In 1953 I passed the Foreign Service examination but was not interviewed until 1955. When I was ushered into an interview, I faced a long table and five white men. After introductions, the first question was, "Mr. Lee, do you know what a Texas Leaguer is?"

"Yes, it is a fly ball which drops in between the outfield and infield for a hit." The interviewers perked up and we spent the next 10 minutes talking about baseball. Then, another asked who Maria Tallchief was. Fortunately, I had just seen the Native American ballerina dance in Swan Lake with the New York City Opera. We spent more minutes on Puccini, Mozart and Beethoven.

After waiting in another office for a few minutes, an official came to tell me I was the first person from Hawaii to have passed. "Mr. Lee, you are one of the very few who have passed a very difficult four-day exam. We know you are well educated and qualified, so we didn't have to ask you about American history and politics. But we had to know how well you can represent the American people and American life."

Years later, a local told me he had passed the written exam twice and been interviewed twice but was turned down. He thought it was racial discrimination.

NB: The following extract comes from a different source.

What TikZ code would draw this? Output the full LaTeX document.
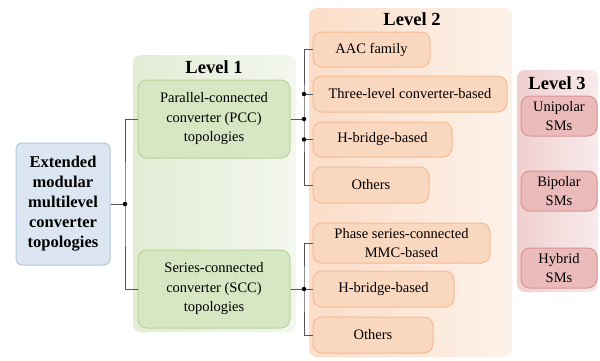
\documentclass[tikz,border=0pt]{standalone}
\usepackage{fontspec}
\setmainfont{Liberation Serif}
\definecolor{lvgdraw}{HTML}{B9D39A}
\definecolor{lvgfill}{HTML}{D8E7C3}
\definecolor{lvodraw}{HTML}{F6BC90}
\definecolor{lvofill}{HTML}{FAD7BF}
\definecolor{lvrdraw}{HTML}{DA9595}
\definecolor{lvrfill}{HTML}{EBBABA}
\definecolor{rootfill}{HTML}{DCE6F2}
\definecolor{rootdraw}{HTML}{B3C6DE}
\definecolor{linegray}{HTML}{555555}
\definecolor{pgl}{HTML}{E3ECD5}
\definecolor{pgr}{HTML}{F3F7EE}
\definecolor{pol}{HTML}{FBDDC8}
\definecolor{por}{HTML}{FDF2EA}
\definecolor{prl}{HTML}{F0CFCF}
\definecolor{prr}{HTML}{F8EBEB}
\begin{document}
\begin{tikzpicture}[x=1pt,y=-1pt,
  txt/.style={font=\fontsize{14.5}{19.5}\selectfont, align=center, inner sep=0pt},
  panel/.style={rounded corners=8pt, draw=none},
  lv1box/.style={txt, rounded corners=9pt, draw=lvgdraw, fill=lvgfill, line width=1pt},
  lv2box/.style={txt, rounded corners=9pt, draw=lvodraw, fill=lvofill, line width=1pt},
  lv3box/.style={txt, rounded corners=9pt, draw=lvrdraw, fill=lvrfill, line width=1pt},
  ttl/.style={font=\bfseries\fontsize{18.5}{20}\selectfont, inner sep=0pt},
  conn/.style={draw=linegray, line width=0.9pt},
  jdot/.style={circle, fill=black, inner sep=0pt, minimum size=4.5pt}
]
\useasboundingbox (0,0) rectangle (600,360);
\fill[white] (0,0) rectangle (600,360);
% panels
\node[panel, left color=pgl, right color=pgr, minimum width=163pt, minimum height=277pt] (p1) at (214.5,193.5) {};
\node[panel, left color=pol, right color=por, minimum width=203pt, minimum height=349pt] (p2) at (410.5,182.5) {};
\node[panel, left color=prl, right color=prr, minimum width=81pt, minimum height=222pt] (p3) at (557.5,181) {};
\node[ttl] (t1) at (214,67) {Level 1};
\node[ttl] (t2) at (412,19) {Level 2};
\node[ttl] (t3) at (557,83) {Level 3};
% root
\node[txt, font=\bfseries\fontsize{16.5}{20}\selectfont, rounded corners=6pt, draw=rootdraw, fill=rootfill, line width=1pt, minimum width=94pt, minimum height=122pt] (root) at (63,204) {Extended\\modular\\multilevel\\converter\\topologies};
% level 1
\node[lv1box, minimum width=152pt, minimum height=78pt] (pcc) at (214,119) {Parallel-connected\\converter (PCC)\\topologies};
\node[lv1box, minimum width=152pt, minimum height=78pt] (scc) at (214,289) {Series-connected\\converter (SCC)\\topologies};
% level 2
\node[lv2box, minimum width=117pt, minimum height=35pt] (aac) at (371.5,49.5) {AAC family};
\node[lv2box, minimum width=194pt, minimum height=36pt] (three) at (410,94) {Three-level converter-based};
\node[lv2box, minimum width=139pt, minimum height=35pt] (hba) at (382.5,139.5) {H-bridge-based};
\node[lv2box, minimum width=116pt, minimum height=36pt] (otha) at (371,185) {Others};
\node[lv2box, minimum width=177pt, minimum height=40pt] (phase) at (401.5,243) {Phase series-connected\\MMC-based};
\node[lv2box, minimum width=141pt, minimum height=36pt] (hbb) at (383.5,289) {H-bridge-based};
\node[lv2box, minimum width=120pt, minimum height=36pt] (othb) at (373,335) {Others};
% level 3
\node[lv3box, minimum width=76pt, minimum height=40pt] (uni) at (559,116) {Unipolar\\SMs};
\node[lv3box, minimum width=76pt, minimum height=40pt] (bip) at (559,191) {Bipolar\\SMs};
\node[lv3box, minimum width=76pt, minimum height=40pt] (hyb) at (559,268) {Hybrid\\SMs};
% connectors
\coordinate (j0) at (125,204);
\coordinate (j1) at (304,119);
\coordinate (j2) at (304,289);
\draw[conn] (root.east) -- (j0);
\draw[conn] (pcc.west) -| (j0) |- (scc.west);
\draw[conn] (pcc.east) -- (j1);
\draw[conn] (aac.west) -| (j1) |- (otha.west);
\draw[conn] (three.west) -- (three.west -| j1);
\draw[conn] (hba.west) -- (hba.west -| j1);
\draw[conn] (scc.east) -- (hbb.west);
\draw[conn] (phase.west) -| (j2) |- (othb.west);
\node[jdot] (d0) at (j0) {};
\node[jdot] (d1) at (j1) {};
\node[jdot] (d2) at (j2) {};
\node[jdot] (d3) at (three.west -| j1) {};
\node[jdot] (d4) at (hba.west -| j1) {};
\end{tikzpicture}
\end{document}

I traveled on the S.S. Independence from New York to my first post in Europe, along with several other Foreign Service staff people and secretaries. They came from ordinary backgrounds like myself. In an animated discussion of maids, I said nothing since I had no experience until one of the girls said, "I hope we're not boring you; you must be used to dealing with maids."

"Not really," I said. "My mother once worked as a maid." That was a white lie because she never got paid for helping other women.

My years as a diplomat were fun. I learned to speak several foreign languages and lived in different cultures, from cosmopolitan Hamburg to Communist Zagreb and wartime Saigon. My experiences were overwhelmingly positive. Sometimes I encountered antipathy but never overt hate.

Yet I was regarded as being different and sometimes with curiosity. Kids in Spain would follow me and shout, "Filipino," recalling the Spanish rule of the Philippines; while those in Italy, where the 442nd Regimental Combat Team of Japanese Americans had fought, would call out "Yaponese."

After years abroad, I came home to Hawaii and felt comfortable being local. Yet when I got elected to the state Legislature, some of my colleagues in the House of Representatives thought I was from California. One or two thought I had come on a boat like an immigrant because I would sometimes converse in Cantonese.

A year ago, a union official who had attended Columbia University in New York even thought I was from New Jersey. No one believed I was from Kalihi and had learned my English at the Puuhale School.

Oh, well.


Sam Lee is a former state legislator from Mililani.